## start Input for this task

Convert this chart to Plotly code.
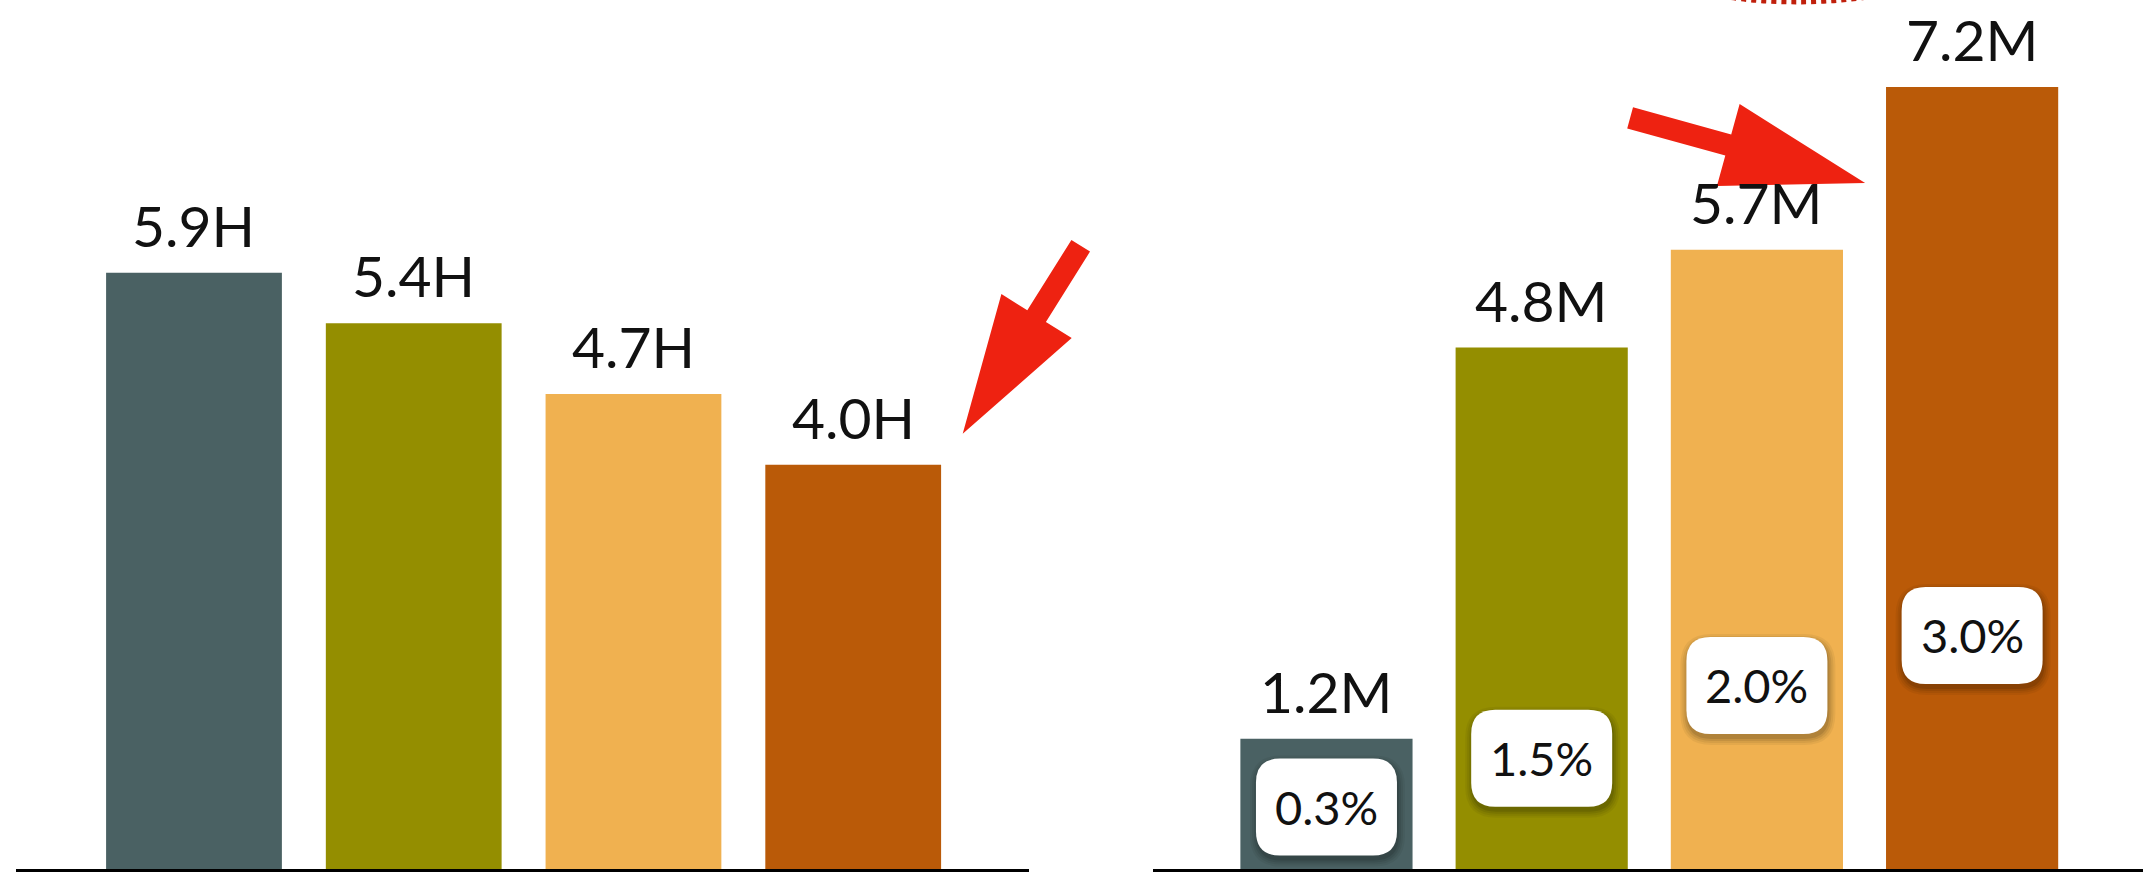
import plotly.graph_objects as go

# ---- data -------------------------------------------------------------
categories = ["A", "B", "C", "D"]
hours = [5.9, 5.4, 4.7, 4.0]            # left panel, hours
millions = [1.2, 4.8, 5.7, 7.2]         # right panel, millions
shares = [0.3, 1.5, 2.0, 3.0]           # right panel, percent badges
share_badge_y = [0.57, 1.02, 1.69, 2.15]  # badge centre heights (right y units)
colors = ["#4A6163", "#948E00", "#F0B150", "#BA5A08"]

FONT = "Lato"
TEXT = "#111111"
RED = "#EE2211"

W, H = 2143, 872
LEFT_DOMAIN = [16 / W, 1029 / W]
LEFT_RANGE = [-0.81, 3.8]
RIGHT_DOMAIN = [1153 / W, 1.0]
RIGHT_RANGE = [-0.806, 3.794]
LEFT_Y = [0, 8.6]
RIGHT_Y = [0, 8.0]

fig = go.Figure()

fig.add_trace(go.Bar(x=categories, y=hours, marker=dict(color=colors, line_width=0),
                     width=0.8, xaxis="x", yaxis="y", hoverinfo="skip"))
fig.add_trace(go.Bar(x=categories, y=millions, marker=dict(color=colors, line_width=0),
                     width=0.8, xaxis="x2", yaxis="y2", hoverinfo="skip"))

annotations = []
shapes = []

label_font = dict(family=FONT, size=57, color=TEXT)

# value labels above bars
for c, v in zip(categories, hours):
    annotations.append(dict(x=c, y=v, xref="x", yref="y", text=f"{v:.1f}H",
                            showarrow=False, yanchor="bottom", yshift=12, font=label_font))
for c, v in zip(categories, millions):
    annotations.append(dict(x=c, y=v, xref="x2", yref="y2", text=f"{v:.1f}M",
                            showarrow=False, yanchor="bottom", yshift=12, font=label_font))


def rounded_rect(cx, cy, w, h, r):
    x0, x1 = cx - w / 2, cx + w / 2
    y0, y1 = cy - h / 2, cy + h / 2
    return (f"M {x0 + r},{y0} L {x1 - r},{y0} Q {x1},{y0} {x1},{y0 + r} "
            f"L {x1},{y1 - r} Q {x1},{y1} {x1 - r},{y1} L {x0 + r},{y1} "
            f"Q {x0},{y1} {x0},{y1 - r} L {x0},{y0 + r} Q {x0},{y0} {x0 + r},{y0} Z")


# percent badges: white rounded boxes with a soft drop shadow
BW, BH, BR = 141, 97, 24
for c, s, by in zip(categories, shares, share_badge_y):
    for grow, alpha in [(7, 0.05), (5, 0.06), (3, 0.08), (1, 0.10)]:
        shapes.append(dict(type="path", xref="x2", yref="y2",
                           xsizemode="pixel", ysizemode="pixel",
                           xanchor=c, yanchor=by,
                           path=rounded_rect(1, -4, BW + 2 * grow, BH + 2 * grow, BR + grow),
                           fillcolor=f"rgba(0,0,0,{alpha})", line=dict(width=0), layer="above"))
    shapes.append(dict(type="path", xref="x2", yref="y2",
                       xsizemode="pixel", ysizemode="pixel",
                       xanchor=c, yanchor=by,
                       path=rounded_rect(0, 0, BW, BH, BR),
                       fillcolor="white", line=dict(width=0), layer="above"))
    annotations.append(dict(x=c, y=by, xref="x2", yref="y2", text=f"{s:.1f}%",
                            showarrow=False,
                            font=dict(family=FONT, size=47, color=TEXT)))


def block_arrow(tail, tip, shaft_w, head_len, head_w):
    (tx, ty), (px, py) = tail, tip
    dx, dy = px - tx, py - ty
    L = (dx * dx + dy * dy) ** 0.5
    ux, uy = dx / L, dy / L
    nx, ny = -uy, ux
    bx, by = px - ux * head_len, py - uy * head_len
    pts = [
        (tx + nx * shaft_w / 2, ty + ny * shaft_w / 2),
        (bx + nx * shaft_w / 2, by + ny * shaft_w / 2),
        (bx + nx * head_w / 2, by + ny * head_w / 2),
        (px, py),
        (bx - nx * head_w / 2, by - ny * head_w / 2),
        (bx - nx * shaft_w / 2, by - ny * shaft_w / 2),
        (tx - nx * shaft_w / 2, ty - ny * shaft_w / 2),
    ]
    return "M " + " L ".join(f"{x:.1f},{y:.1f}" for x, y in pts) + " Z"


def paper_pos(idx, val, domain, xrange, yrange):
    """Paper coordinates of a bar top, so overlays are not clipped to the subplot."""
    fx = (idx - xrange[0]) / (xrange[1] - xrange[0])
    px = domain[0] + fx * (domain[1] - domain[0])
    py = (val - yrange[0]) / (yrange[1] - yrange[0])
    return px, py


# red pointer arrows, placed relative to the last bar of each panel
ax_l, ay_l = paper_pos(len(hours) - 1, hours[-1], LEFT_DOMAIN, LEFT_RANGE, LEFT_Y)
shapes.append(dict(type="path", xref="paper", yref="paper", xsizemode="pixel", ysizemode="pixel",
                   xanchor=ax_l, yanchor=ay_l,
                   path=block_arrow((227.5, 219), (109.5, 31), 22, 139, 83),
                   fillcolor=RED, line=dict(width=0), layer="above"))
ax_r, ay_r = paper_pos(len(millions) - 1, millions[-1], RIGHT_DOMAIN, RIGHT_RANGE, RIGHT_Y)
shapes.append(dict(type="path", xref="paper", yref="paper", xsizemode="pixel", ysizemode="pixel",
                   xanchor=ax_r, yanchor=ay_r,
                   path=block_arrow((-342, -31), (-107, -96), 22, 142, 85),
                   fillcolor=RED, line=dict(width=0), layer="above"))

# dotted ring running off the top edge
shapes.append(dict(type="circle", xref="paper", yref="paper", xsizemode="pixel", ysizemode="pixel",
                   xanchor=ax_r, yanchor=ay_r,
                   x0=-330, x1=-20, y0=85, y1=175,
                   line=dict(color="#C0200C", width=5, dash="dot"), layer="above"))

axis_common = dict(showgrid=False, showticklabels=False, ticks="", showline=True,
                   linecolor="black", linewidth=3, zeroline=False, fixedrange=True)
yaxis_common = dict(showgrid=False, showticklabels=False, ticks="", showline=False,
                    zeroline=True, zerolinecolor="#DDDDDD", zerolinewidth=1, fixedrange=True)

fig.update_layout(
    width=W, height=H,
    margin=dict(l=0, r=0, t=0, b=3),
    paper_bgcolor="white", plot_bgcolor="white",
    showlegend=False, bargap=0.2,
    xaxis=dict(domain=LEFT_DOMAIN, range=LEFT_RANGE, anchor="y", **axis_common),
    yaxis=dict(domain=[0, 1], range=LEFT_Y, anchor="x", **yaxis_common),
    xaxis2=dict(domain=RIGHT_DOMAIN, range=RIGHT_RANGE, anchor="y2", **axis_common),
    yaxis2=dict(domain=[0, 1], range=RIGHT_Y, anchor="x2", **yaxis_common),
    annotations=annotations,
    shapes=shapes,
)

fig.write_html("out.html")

## end Input for this task
## start Input for this task

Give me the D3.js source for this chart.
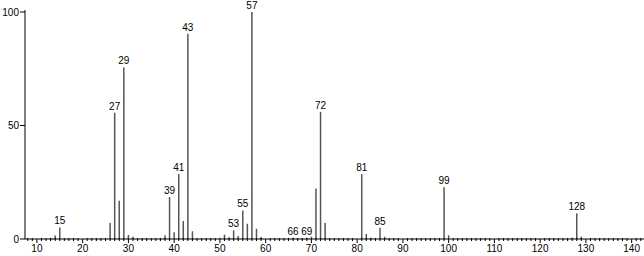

## end Input for this task
## start Input for this task

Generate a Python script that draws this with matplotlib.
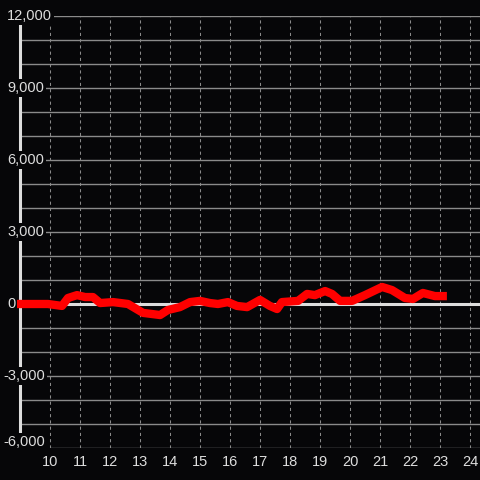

## end Input for this task

Brief: Pictures do not belong in the copy. Reproduce exactly the lines from the one with "Convert this chart to Plotly code." to the one with "import plotly.graph_objects as go", both lines included.

Exercise output:
Convert this chart to Plotly code.
import plotly.graph_objects as go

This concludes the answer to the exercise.